Step two of the Moore Method is the block in step. Using lots of paint I block in the sky area creating a nice cool sky tone. In the video for this project you will note that I really vary my brush strokes a lot to add interest into the sky.
Next I add Ultramarine Blue to my palette. This is a warmer blue and will be ideal for the larger water area. I mix it with Titanium White. Note that it has to cover two thirds of the canvas so mix plenty of paint up before you start blocking it in.
The paint was drying off fast so I used my spray bottle to just lightly mist the surface of the canvas. By doing so I give myself extra time to blend the water correctly.
Now it is time to block in the land mass.
The mix I use for this is basically a dark. So Ultramarine Blue and Alizarin Crimson work fine. I also have Yellow Ochre on the palette (note this is my standard palette) and a touch would have been added in to darken the mix even further.
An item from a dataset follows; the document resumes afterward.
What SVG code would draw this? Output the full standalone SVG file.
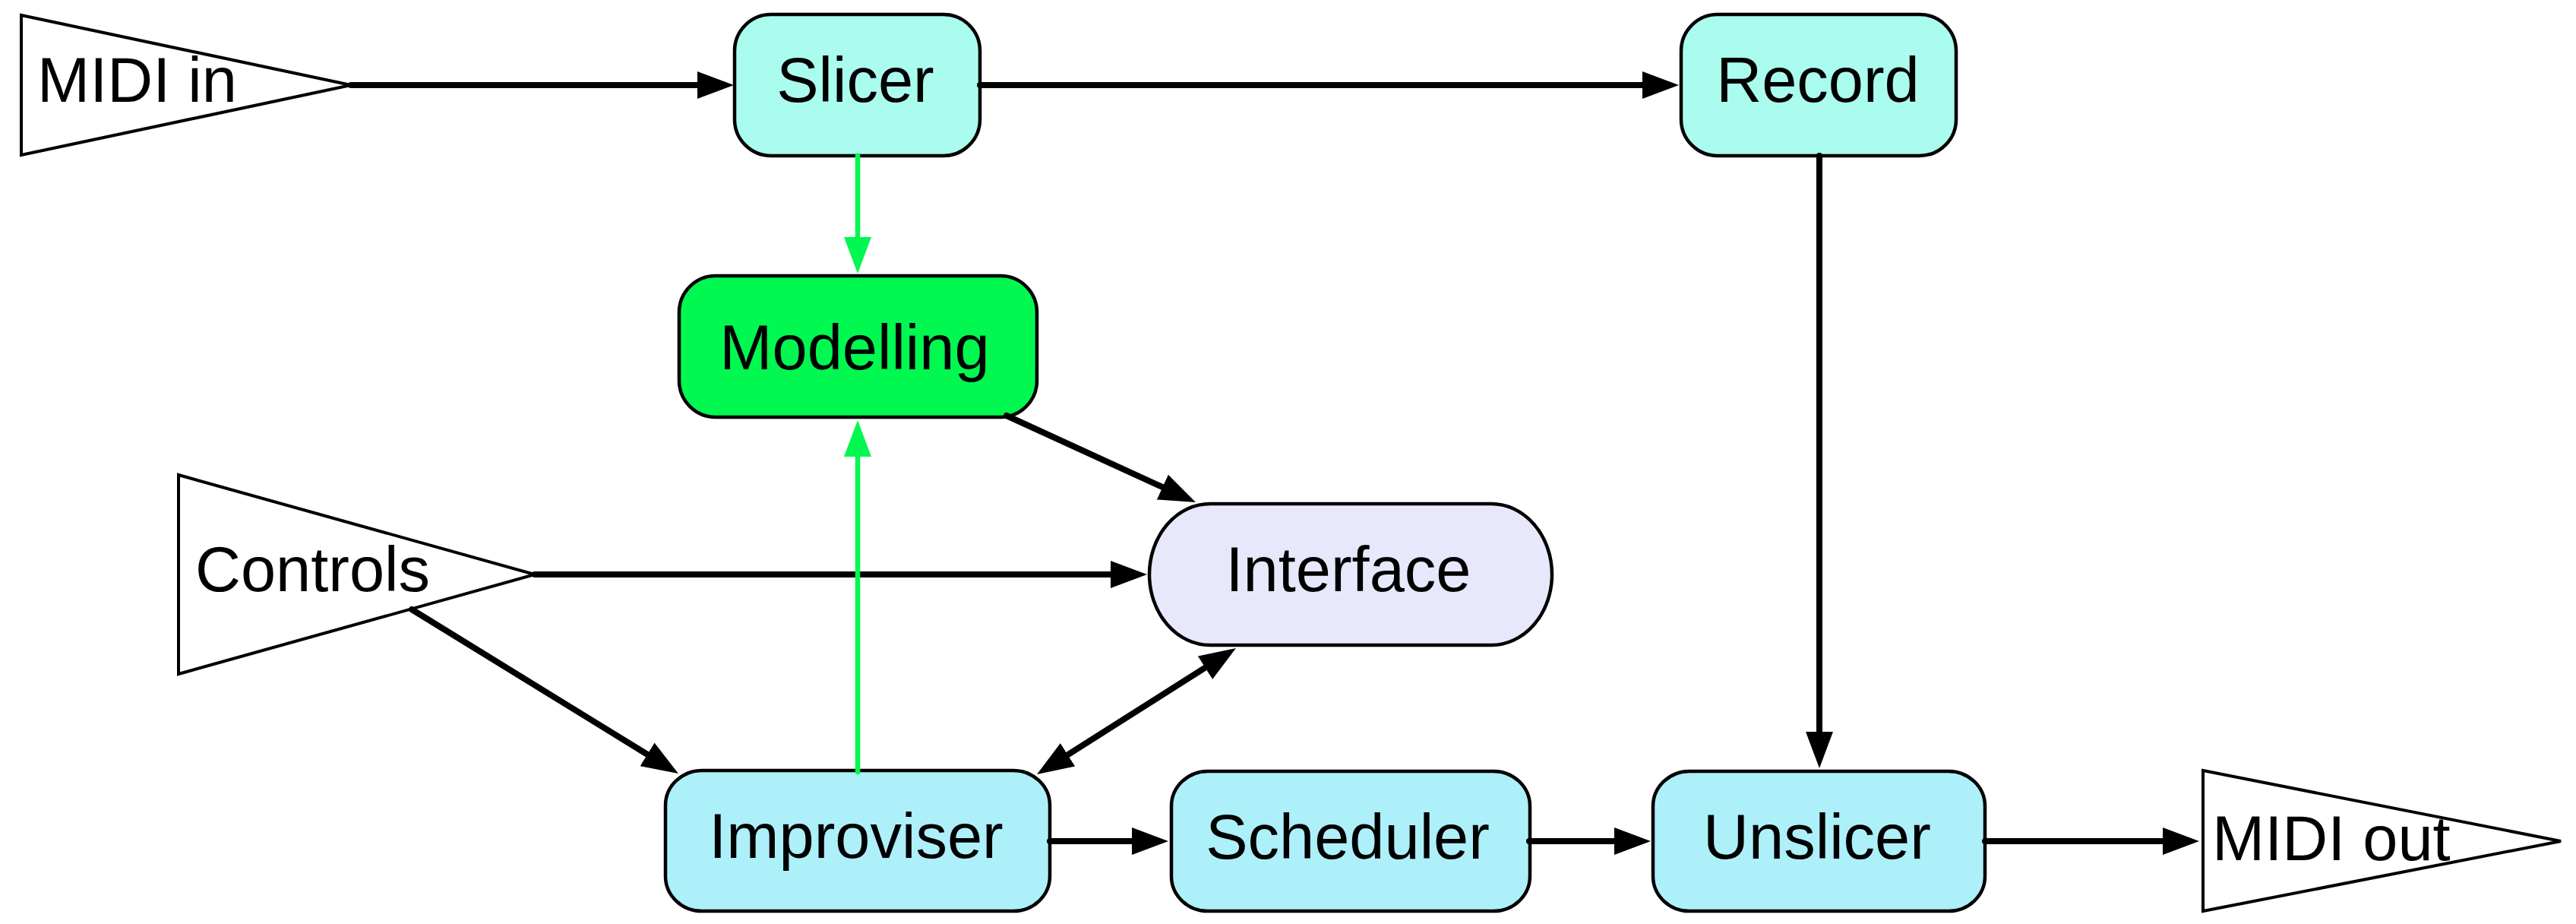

I mix it using the palette knife which I also use to then apply it to the canvas and form the shape of the land mass. Do not fuss with this too much … keep it a little random and undefined.
A mix of Yellow Ochre and Titanium White make a great sand colour so I add just a little to the edge of the land mass to create a sandy beach impression.
It’s time to have some fun and beef this painting up a little.
I mix a warm sky cloud colour. To do this I use the Alizarin Crimson, Yellow Ochre and Titanium White together. Don’t overmix this. Keep the colours a little broken in the mix for added interest.
Then I get a scoop of it on the palette knife and start to fashion in some cloud like shapes. You need to be brave at this stage 🙂
After shaping up the clouds a little I then create the cloud reflections.
Load the palette knife edge with the warm cloud colour and then place it on the horizon line. Then drag downwards to the bottom of the canvas. Looks great doesn’t it? The key is not to use too much pressure on the knife. Let the weave of the canvas drag the paint off.
Above I have done something similar with the land reflections. The only difference is I have pushed the dark mix of the land mass a little bluer. Simply add more Ultramarine into the dark mix until it goes bluer. Then use the same technique of dragging the reflection down with the palette knife.
Notice the original blue of the water is still coming through between the reflections.
With almost pure white and slightly smaller palette knife I indicate some sail boats on the water.
I do one main one and then several smaller ones off in the distance.
The reflections are done using the same technique of dragging the paint down with the knife.
After standing back and looking at what we had done so far I concluded it was time to reduce the size of the clouds. This was easy to do simply by mixing the sky colour again and just painting back into the clouds. The good thing was it allowed me to shape the clouds in a more interesting way.
I have also done the same with the original water colour using it to shape up the reflections.
And finally after a few more tweaks I added my signature to it.
Overall a fun project to try at home. Try a few different variations with it and add in your own ideas.
The full video recording of this project will be in the soon to be released Abstract Painting Level 1 course which will be out soon.
Painting abstracts can be a very liberating way to free yourself up, get loose and allow your creative juices to flow freely. By doing so it can only improve all aspects of your painting skills.
Give this one a try or wait until you get the full videos and try it then.
But definitely try abstract painting.